Indian Financials – Negative Outlook Amid Undergoing Economic Recovery
- In the past two years, India has been experiencing stress in its banking system, especially related to the concentration of bad assets on its Non-Bank Financial Companies’ (NBFC) book, as highlighted by the ILFC takeover by Indian government in 2018. Weaker domestic growth and concentration of highly levered firms in Indian banks’ book has resulted in some banks failure. Indian banks’ liquid assets ratio, at 8%, is the lowest among EM and concerning, as the lack of liquidity could potentially result in systemic failure of the banking system.
- The good news is that Indian economy has been showing early signs of recovery; terms of trade has improved markedly of late, which has historically lead credit expansion. After a lackluster consumer spending and business investment that dragged India’s economic growth to 4.5% in Q3 2019 from its peak of 8.1% in Q1 2018, it is likely that growth will stabilize around 5% this year instead of staging a V-shape rebound. The government is unlikely to deliver further stimulus as it already runs 3.8% of GDP deficit and further monetary easing by Central Bank of India will be limited as core inflation has likely bottomed. Hence from macro perspective, Indian yield curve is likely to flatten and hurt the banking sector profit, which has not been priced in by the market.
- In the medium-term basis, Indian banking sector is unattractive. It will take some time for Indian banks to deal with its non-performing loans, which at 9%, will require heavy provisioning and hurt earnings. Despite all that, Indian banks are trading at 26x trailing earnings and 3.2x tangible book value, the most expensive among EM bank universe. Investors should underweight Indian banks in an EM portfolio, a position in line with our negative view on Indian equity relative to EM benchmark initiated last year.
South Africa – Short-Term Rebound is Likely Amid Weak Growth
- South African banks sit on the more favorable rank among our EM banks universe, with decent profitability and dividend yield while trading at a reasonable multiple.
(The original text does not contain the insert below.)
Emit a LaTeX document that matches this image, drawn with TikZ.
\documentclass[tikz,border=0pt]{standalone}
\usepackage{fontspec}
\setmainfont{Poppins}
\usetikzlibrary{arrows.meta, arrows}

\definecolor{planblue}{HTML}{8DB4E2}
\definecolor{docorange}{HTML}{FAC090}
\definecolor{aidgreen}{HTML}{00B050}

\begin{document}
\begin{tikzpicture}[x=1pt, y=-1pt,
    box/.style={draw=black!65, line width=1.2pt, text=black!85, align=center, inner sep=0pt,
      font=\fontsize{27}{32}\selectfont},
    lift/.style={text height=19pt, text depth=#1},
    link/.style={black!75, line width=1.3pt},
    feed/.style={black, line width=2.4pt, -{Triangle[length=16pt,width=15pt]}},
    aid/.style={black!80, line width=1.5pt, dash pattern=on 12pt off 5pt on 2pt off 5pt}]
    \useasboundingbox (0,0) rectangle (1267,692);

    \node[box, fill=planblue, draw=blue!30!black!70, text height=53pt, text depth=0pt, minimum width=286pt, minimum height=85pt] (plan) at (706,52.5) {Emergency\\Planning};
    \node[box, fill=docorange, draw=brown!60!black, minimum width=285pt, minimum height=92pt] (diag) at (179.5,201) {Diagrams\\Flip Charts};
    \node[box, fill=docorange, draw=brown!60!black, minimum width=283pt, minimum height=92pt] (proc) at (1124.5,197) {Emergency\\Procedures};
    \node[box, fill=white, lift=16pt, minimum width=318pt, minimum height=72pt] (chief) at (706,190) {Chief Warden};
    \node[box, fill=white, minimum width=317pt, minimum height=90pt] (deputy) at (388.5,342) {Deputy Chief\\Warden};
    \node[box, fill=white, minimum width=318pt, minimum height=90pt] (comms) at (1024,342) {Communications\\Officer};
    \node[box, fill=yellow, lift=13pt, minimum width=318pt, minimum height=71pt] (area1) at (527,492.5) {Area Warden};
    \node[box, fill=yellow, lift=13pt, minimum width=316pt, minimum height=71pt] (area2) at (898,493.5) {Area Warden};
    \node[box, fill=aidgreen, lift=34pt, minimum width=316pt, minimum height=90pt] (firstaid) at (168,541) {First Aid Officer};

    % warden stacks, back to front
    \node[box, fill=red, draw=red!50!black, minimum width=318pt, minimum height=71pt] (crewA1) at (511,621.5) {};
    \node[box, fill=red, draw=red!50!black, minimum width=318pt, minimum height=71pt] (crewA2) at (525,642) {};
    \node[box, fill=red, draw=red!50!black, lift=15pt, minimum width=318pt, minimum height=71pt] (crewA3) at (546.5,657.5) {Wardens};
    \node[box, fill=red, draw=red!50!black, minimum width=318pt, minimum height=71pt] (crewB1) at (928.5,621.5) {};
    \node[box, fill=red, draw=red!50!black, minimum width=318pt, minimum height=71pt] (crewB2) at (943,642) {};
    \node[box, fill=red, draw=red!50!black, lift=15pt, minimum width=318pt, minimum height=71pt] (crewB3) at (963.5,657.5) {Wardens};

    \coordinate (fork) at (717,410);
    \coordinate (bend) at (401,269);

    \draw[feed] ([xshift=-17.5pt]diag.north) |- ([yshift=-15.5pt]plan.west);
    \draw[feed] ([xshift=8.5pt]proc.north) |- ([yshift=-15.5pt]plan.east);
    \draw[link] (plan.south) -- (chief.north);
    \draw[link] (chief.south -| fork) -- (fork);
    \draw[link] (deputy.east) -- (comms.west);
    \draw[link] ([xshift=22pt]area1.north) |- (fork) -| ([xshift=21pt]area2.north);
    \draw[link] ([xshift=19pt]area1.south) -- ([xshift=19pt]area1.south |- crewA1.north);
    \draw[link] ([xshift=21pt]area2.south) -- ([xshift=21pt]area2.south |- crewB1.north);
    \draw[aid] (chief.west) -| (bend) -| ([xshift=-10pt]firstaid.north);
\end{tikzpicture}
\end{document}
Relative performance of South African financials relative to benchmark has been largely flat in the past two decades, as sluggish economic growth, social and structural issues have limit availability of credit mostly to large enterprises, which is a drag on bank’s revenue.
- Due to frequent economic crisis, South African banks are run conservatively. Capital ratio is well above Basel III requirement and debt-to-assets ratio of the banking sector is low, meaning that South African banks have a more stable and cheaper funding source compared to banks in other countries, such as in Brazil, Mexico and India. However, South African banks have a high operating cost compared to other EM countries, as highlighted by its non-interest expenses to income ratio.
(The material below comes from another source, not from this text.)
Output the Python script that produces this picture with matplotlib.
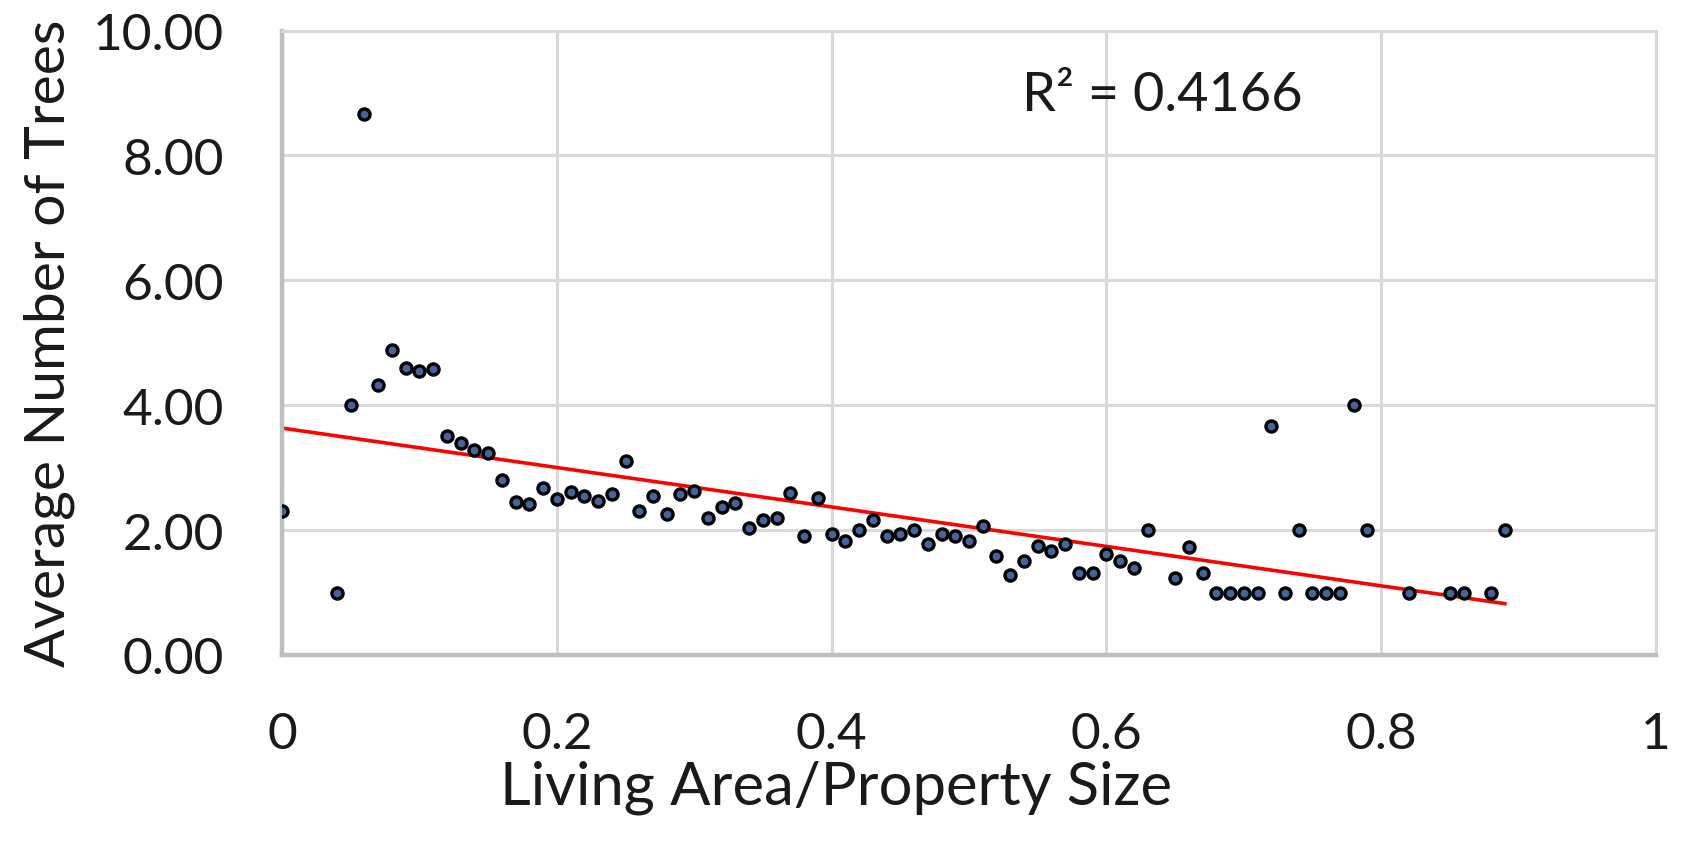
"""Scatter of average tree count against living area share of the property."""

import matplotlib.pyplot as plt
import numpy as np

# Living area / property size (binned) and the average number of trees per bin
ratio = [
    0.00, 0.04, 0.05, 0.06, 0.07, 0.08, 0.09, 0.10, 0.11, 0.12,
    0.13, 0.14, 0.15, 0.16, 0.17, 0.18, 0.19, 0.20, 0.21, 0.22,
    0.23, 0.24, 0.25, 0.26, 0.27, 0.28, 0.29, 0.30, 0.31, 0.32,
    0.33, 0.34, 0.35, 0.36, 0.37, 0.38, 0.39, 0.40, 0.41, 0.42,
    0.43, 0.44, 0.45, 0.46, 0.47, 0.48, 0.49, 0.50, 0.51, 0.52,
    0.53, 0.54, 0.55, 0.56, 0.57, 0.58, 0.59, 0.60, 0.61, 0.62,
    0.63, 0.65, 0.66, 0.67, 0.68, 0.69, 0.70, 0.71, 0.72, 0.73,
    0.74, 0.75, 0.76, 0.77, 0.78, 0.79, 0.82, 0.85, 0.86, 0.88,
    0.89,
]
avg_trees = [
    2.30, 1.00, 4.00, 8.67, 4.33, 4.89, 4.60, 4.54, 4.58, 3.51,
    3.39, 3.28, 3.24, 2.80, 2.45, 2.42, 2.68, 2.49, 2.61, 2.54,
    2.46, 2.58, 3.11, 2.30, 2.54, 2.26, 2.58, 2.62, 2.19, 2.37,
    2.44, 2.04, 2.16, 2.20, 2.60, 1.90, 2.52, 1.94, 1.82, 2.00,
    2.16, 1.90, 1.94, 2.00, 1.78, 1.94, 1.90, 1.82, 2.06, 1.59,
    1.28, 1.50, 1.75, 1.67, 1.78, 1.32, 1.32, 1.62, 1.50, 1.40,
    2.00, 1.24, 1.73, 1.32, 1.00, 1.00, 1.00, 1.00, 3.67, 1.00,
    2.00, 1.00, 1.00, 1.00, 4.00, 2.00, 1.00, 1.00, 1.00, 1.00,
    2.00,
]
r_squared_label = "R² = 0.4166"

x_ticks = [0, 0.2, 0.4, 0.6, 0.8, 1]
x_tick_labels = ["0", "0.2", "0.4", "0.6", "0.8", "1"]
y_ticks = [0, 2, 4, 6, 8, 10]
y_tick_labels = [f"{v:.2f}" for v in y_ticks]

GRID = "#d9d9d9"
AXIS = "#bfbfbf"
TEXT = "#1a1a1a"

plt.rcParams["font.family"] = ["Lato", "DejaVu Sans"]

fig = plt.figure(figsize=(16.92, 8.45), dpi=100)
ax = fig.add_axes([0.1667, 0.2237, 0.8120, 0.7390])

x = np.array(ratio)
y = np.array(avg_trees)

# linear trendline over the range of the data
slope, intercept = np.polyfit(x, y, 1)
fit_x = np.array([x.min(), x.max()])
ax.plot(fit_x, intercept + slope * fit_x, color="#ff0000", lw=2.6, zorder=2)

ax.scatter(x, y, s=64, facecolor="#44659c", edgecolor="black", linewidths=2.4, zorder=3)

ax.set_xlim(0, 1)
ax.set_ylim(0, 10)
ax.set_xticks(x_ticks)
ax.set_xticklabels(x_tick_labels)
ax.set_yticks(y_ticks)
ax.set_yticklabels(y_tick_labels)
ax.grid(True, color=GRID, lw=2.2, zorder=0)
ax.set_axisbelow(True)

for side in ("top", "right"):
    ax.spines[side].set_color(GRID)
    ax.spines[side].set_linewidth(2.2)
for side in ("left", "bottom"):
    ax.spines[side].set_color(AXIS)
    ax.spines[side].set_linewidth(3.2)

ax.tick_params(length=0, labelsize=37, colors=TEXT)
ax.tick_params(axis="y", pad=42)
ax.tick_params(axis="x", pad=40)

ax.set_xlabel("Living Area/Property Size", fontsize=43, color=TEXT,
              labelpad=2, x=0.403)
ax.set_ylabel("Average Number of Trees", fontsize=41, color=TEXT, labelpad=13)

ax.text(0.641, 0.898, r_squared_label, transform=ax.transAxes, ha="center",
        va="center", fontsize=39, color=TEXT)

fig.savefig("out.png", dpi=100)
- The underperformance of South African financial sector relative to benchmark is overdone and likely to mean-revert to the upside. With inflation under control and growth undershooting target in the past year, South African Central Bank is likely to continue its monetary easing, which will reduce banks’ funding cost. The risk is that South African economy may remain in slump this year, as recent monetary easing has not resulted in rising confidence among business and consumers. All these will hold non-performing loan ratio to remain elevated.
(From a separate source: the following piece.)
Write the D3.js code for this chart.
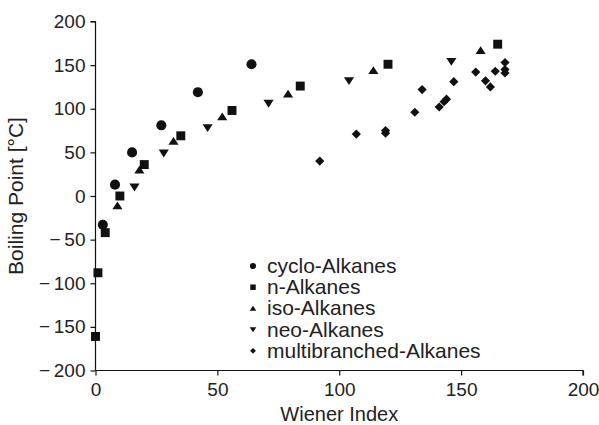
<!DOCTYPE html>
<html><head><meta charset="utf-8">
<script src="https://cdn.jsdelivr.net/npm/d3@7"></script>
<style>
html,body{margin:0;padding:0;background:#fff;}
svg{display:block;font-family:"Liberation Sans",Arial,Helvetica,sans-serif;}
</style></head>
<body>
<svg id="chart" width="599" height="425"></svg>
<script>
// ---- data ----
const seriesNames = ["cyclo-Alkanes","n-Alkanes","iso-Alkanes","neo-Alkanes","multibranched-Alkanes"];
const cycloW  = [3, 8, 15, 27, 42, 64];
const cycloBP = [-33, 13, 50, 81, 119, 151];
const nW  = [0, 1, 4, 10, 20, 35, 56, 84, 120, 165];
const nBP = [-161, -88, -42, 0, 36, 69, 98, 126, 151, 174];
const isoW  = [9, 18, 32, 52, 79, 114, 158];
const isoBP = [-11, 30, 63, 91, 117, 144, 167];
const neoW  = [16, 28, 46, 71, 104, 146];
const neoBP = [10, 49, 78, 106, 132, 154];
const multiW  = [92, 107, 119, 119, 131, 134, 141, 143, 144, 147, 156, 160, 162, 164, 168, 168, 168];
const multiBP = [40, 71, 75, 72, 96, 122, 102, 108, 111, 131, 142, 132, 125, 143, 153, 145, 141];
const xTicks = [0, 50, 100, 150, 200];
const yTicks = [-200, -150, -100, -50, 0, 50, 100, 150, 200];

// ---- layout ----
const svg = d3.select("#chart");
const x = d3.scaleLinear().domain([0, 200]).range([95.5, 583]);
const y = d3.scaleLinear().domain([-200, 200]).range([370.5, 21.5]);
const ink = "#111";
const tickFs = 19, titleFs = 20, yTitleFs = 21, legFs = 21;

// custom symbols
const triUp = {draw(c, s){ const w = Math.sqrt(s); c.moveTo(0,-w*0.45); c.lineTo(w*0.55,w*0.4); c.lineTo(-w*0.55,w*0.4); c.closePath(); }};
const triDown = {draw(c, s){ const w = Math.sqrt(s); c.moveTo(0,w*0.45); c.lineTo(w*0.55,-w*0.4); c.lineTo(-w*0.55,-w*0.4); c.closePath(); }};
const diamond = {draw(c, s){ const w = Math.sqrt(s)*0.55; c.moveTo(0,-w); c.lineTo(w,0); c.lineTo(0,w); c.lineTo(-w,0); c.closePath(); }};
const types = [d3.symbolCircle, d3.symbolSquare, triUp, triDown, diamond];
const sizes = [80, 80, 85, 85, 70];
const legSizes = [30, 30, 36, 36, 28];

const series = [
  {w: cycloW, b: cycloBP},
  {w: nW, b: nBP},
  {w: isoW, b: isoBP},
  {w: neoW, b: neoBP},
  {w: multiW, b: multiBP}
];

// axes
const fmt = d => d < 0 ? "\u2212\u2009" + Math.abs(d) : String(d);
const xAxis = d3.axisBottom(x).tickValues(xTicks).tickSize(5).tickPadding(7).tickFormat(fmt);
const yAxis = d3.axisLeft(y).tickValues(yTicks).tickSize(5).tickPadding(5).tickFormat(fmt);

const gx = svg.append("g").attr("transform", `translate(0,${y(-200)})`).call(xAxis);
const gy = svg.append("g").attr("transform", `translate(${x(0)},0)`).call(yAxis);
[gx, gy].forEach(g => {
  g.select(".domain").attr("stroke", ink).attr("stroke-width", 1.2);
  g.selectAll(".tick line").attr("stroke", ink).attr("stroke-width", 1.2);
  g.selectAll(".tick text").attr("fill", "#222").style("font-size", tickFs + "px").style("font-family", "Liberation Sans, Arial, sans-serif");
});
gx.select(".domain").attr("d", `M${x(0)},0H${x(200)}V5`);
gy.select(".domain").attr("d", `M-5,${y(200)}H0V${y(-200)}`);

// axis titles
svg.append("text").attr("x", (x(0)+x(200))/2).attr("y", 421)
  .attr("text-anchor", "middle").attr("fill", "#222").style("font-size", titleFs + "px")
  .text("Wiener Index");
svg.append("text").attr("transform", `translate(23,${(y(-200)+y(200))/2}) rotate(-90)`)
  .attr("text-anchor", "middle").attr("fill", "#222").style("font-size", yTitleFs + "px")
  .text("Boiling Point [°C]");

// points
series.forEach((s, i) => {
  const sym = d3.symbol().type(types[i]).size(sizes[i]);
  svg.append("g").selectAll("path").data(s.w.map((w, j) => [w, s.b[j]])).join("path")
    .attr("transform", d => `translate(${x(d[0])},${y(d[1])})`)
    .attr("d", sym()).attr("fill", ink);
});

// legend
const leg = svg.append("g").attr("transform", "translate(253,266)");
seriesNames.forEach((n, i) => {
  const g = leg.append("g").attr("transform", `translate(0,${i*21.2})`);
  g.append("path").attr("d", d3.symbol().type(types[i]).size(legSizes[i])()).attr("fill", ink);
  g.append("text").attr("x", 14).attr("y", 7).attr("fill", "#222").style("font-size", legFs + "px").text(n);
});
</script>
</body></html>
Indonesia – Positive Outlook
- Indonesia and Mexico are among the most under-levered economy in the EM space, giving an ample room for the banking sector to expand its loan book in the foreseeable future. Still low financial literacy and penetration among Indonesian population mean household savings are often not reflected in banking sector’s deposits. Combined with high credit demand from both large corporates and SME, Indonesian banking system has loan-to-deposit ratio exceeding 90%.
- The trauma from 1998 crisis, when many large banks went bankrupt, result in very conservative governance of Indonesian banks. The country has the highest banking capital ratio among EM countries, and probably in the world. Debt-to-assets ratio is also among the lowest in the world, at only 8%, which translate to a cheaper funding cost. As a result of its conservative governance, dividend yield has been kept low despite the wide Net Interest Margin (NIM) and high ROE, as profits are used to build up capital for further assets expansion.
- The long-term growth potential and fewer risk compared to other countries banking system placed Indonesian banks to trade at premium, but still at a lower multiple than those of Indian banks. Even before the recent banking crisis in India, Indonesian banks had better profitability and capital ratio relative to its Indian counterpart. Going forward, Bank Indonesia will maintain its loose monetary policy, as below potential growth and negligible inflationary pressure allow policy rate to be slashed further, which should prevent the yield curve from flattening significantly
Mexico – Very Attractive Due to Further Monetary Easing
- Similar to Indonesia, Mexican economy is grossly under-levered, and banks will benefit from further penetration of credit to the real economy. However, Mexican economy barely grew in 2019 due to uncertainties related to USMCA and downturn in global manufacturing cycle, especially related to auto production, which has depressed credit growth and will limit credit expansion in the short-term.
- There is a wide room for the central bank to cut its policy rate further, as inflation is undershooting target and price expectations are moderating to the downside. This will likely push the yield curve to steepen dramatically this year and benefit banks’ profit margin.
- Long-term outlook for Mexican banks is positive. The sector has a decent profitability and NIM, similar to those of Indonesia, but with a cheaper valuation, higher dividend yield and higher leverage (less conservatively run). The banking sector experienced NIM compression starting in 2015, but the trend has shown early sign of reversal as cost of funding decrease alongside with policy rate cut.